In effect, the solenoid actuator causes variable duration of the effective vacuum, and in reverse, interruption of the vacuum path 73-74′ would result in shorter groove and vacuum from 73 to 74. Interruption of vacuum causes defective product to be culled along paths C.
FIG. 13 shows size reduction in length without longitudinal panel folds for width reduction.
In FIG. 15, folding roll 76 has a plurality of vacuum ports 77 arranged along fold line F1-F1′ of FIG. 14 for folding a previously cut rectangular segment.
The arrangement of FIG. 15 die cuts a symmetrical ‘hourglass’ shape after folding, therefore, this embodiment is limited to webs not being longitudinally for width reduction.
In FIG. 15 anvil roll 78 and knife roll 79 sever the web into rectangular segments.
The leading panel 47 of FIGS. 14 and 15 adheres to the surface of vacuumized anvil roll 78 until vacuum is stopped at about 260 degrees as shown.
The trailing panel 48 is held securely by a greater plurality of ports in roll 76 so when lead panel 47 is stripped from roll 78 and superposed on top of the trailing panel, the greater vacuum area now holds the mult-ply folded product against anvil roll 76. External belts 81 can also be used.
The folded product is shaped by coacting anvil roll 76 and die roll 82 and advanced by transfer roll 83 to delivery roll 84 for stacking as described above.
In FIG. 16, belt transport/folding system 51 includes plenum 85 with open top slot 86 and exrended protrusions 87 which support screen belt 88.

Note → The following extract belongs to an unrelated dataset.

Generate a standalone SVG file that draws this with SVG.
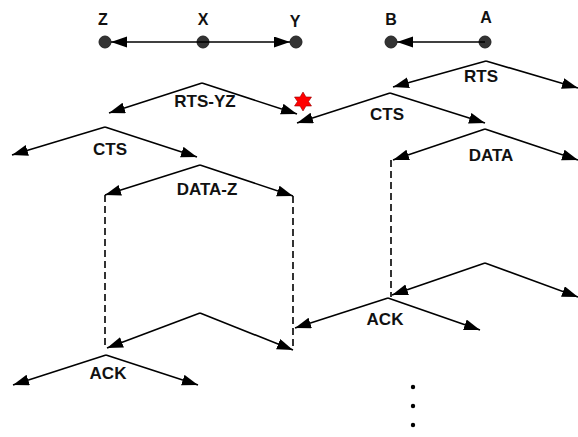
<svg xmlns="http://www.w3.org/2000/svg" width="578" height="437" viewBox="0 0 578 437">
<defs>
<marker id="ah" markerUnits="userSpaceOnUse" markerWidth="17" markerHeight="12" refX="16" refY="5.5" orient="auto">
<path d="M0,0 L16,5.5 L0,11 z" fill="#000"/>
</marker>
<style>
.ln{stroke:#000;stroke-width:1.6;fill:none}
.ar{stroke:#000;stroke-width:1.6;fill:none;marker-end:url(#ah)}
.ds{stroke:#000;stroke-width:1.6;fill:none;stroke-dasharray:7,4}
.nd{fill:#333;stroke:#222;stroke-width:1}
.t{font-family:"Liberation Sans",Arial,sans-serif;font-weight:bold;font-size:17px;text-anchor:middle;fill:#111}
.tn{font-family:"Liberation Sans",Arial,sans-serif;font-weight:bold;font-size:16px;text-anchor:middle;fill:#111}
</style>
</defs>
<g id="nodes">
<g id="Z"><circle class="nd" cx="105" cy="42" r="6"/><text class="tn" x="103" y="25">Z</text></g>
<g id="X"><circle class="nd" cx="203" cy="42" r="6"/><text class="tn" x="203" y="25">X</text></g>
<g id="Y"><circle class="nd" cx="296" cy="42" r="6"/><text class="tn" x="295" y="27">Y</text></g>
<g id="B"><circle class="nd" cx="391" cy="42" r="6"/><text class="tn" x="391" y="25">B</text></g>
<g id="A"><circle class="nd" cx="485" cy="42" r="6"/><text class="tn" x="486" y="23">A</text></g>
</g>
<g id="connectors">
<line class="ar" x1="203" y1="42" x2="111" y2="42"/>
<line class="ar" x1="203" y1="42" x2="290" y2="42"/>
<line class="ar" x1="485" y1="42" x2="397" y2="42"/>
<path class="ar" d="M486,61 L393,87"/>
<path class="ar" d="M486,61 L578,88"/>
<path class="ar" d="M202,83 L109,113"/>
<path class="ar" d="M202,83 L297,114"/>
<path class="ar" d="M390,93 L297,123"/>
<path class="ar" d="M390,93 L485,123"/>
<path class="ar" d="M485,129 L393,160"/>
<path class="ar" d="M485,129 L578,160"/>
<path class="ar" d="M105,127 L12,155"/>
<path class="ar" d="M105,127 L197,157"/>
<path class="ar" d="M200,165 L105,195"/>
<path class="ar" d="M200,165 L293,196"/>
<path class="ds" d="M105,195 L105,347"/>
<path class="ds" d="M293,196 L293,350"/>
<path class="ds" d="M391,160 L391,297"/>
<path class="ar" d="M485,263 L392,295"/>
<path class="ar" d="M485,263 L578,297"/>
<path class="ar" d="M388,298 L295,328"/>
<path class="ar" d="M388,298 L480,330"/>
<path class="ar" d="M200,313 L107,348"/>
<path class="ar" d="M200,313 L293,350"/>
<path class="ar" d="M106,355 L13,385"/>
<path class="ar" d="M106,355 L198,385"/>
</g>
<g id="labels">
<text class="t" x="481" y="82">RTS</text>
<text class="t" x="205" y="107">RTS-YZ</text>
<text class="t" x="387" y="120">CTS</text>
<text class="t" x="491" y="161">DATA</text>
<text class="t" x="110" y="155">CTS</text>
<text class="t" x="207" y="195">DATA-Z</text>
<text class="t" x="385" y="325">ACK</text>
<text class="t" x="108" y="379">ACK</text>
</g>
<g id="star">
<polygon points="303,92 306,97 311.5,97 308.5,101.5 311.5,106 306,106 303,111 300,106 294.5,106 297.5,101.5 294.5,97 300,97" fill="#f00" stroke="#900" stroke-width="0.6"/>
</g>
<g id="dots" fill="#000">
<circle cx="413" cy="387" r="2.2"/>
<circle cx="413" cy="406" r="2.2"/>
<circle cx="413" cy="425" r="2.2"/>
</g>
</svg>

Web assembly 89 is supported and advanced by belt 88, and during advancement has longitudinal side panels 90 and 90′ folded upward and toward the center by folding rods 91 and 91′ respectively for product width reduction.
It is further to be understood that the present invention may be embodied in other specific forms without departing from the spirit or special attributes; and it is, therefore, not restrictive, reference being made to the appended claims rather than to the foregoing description to indicate the scope of the invention.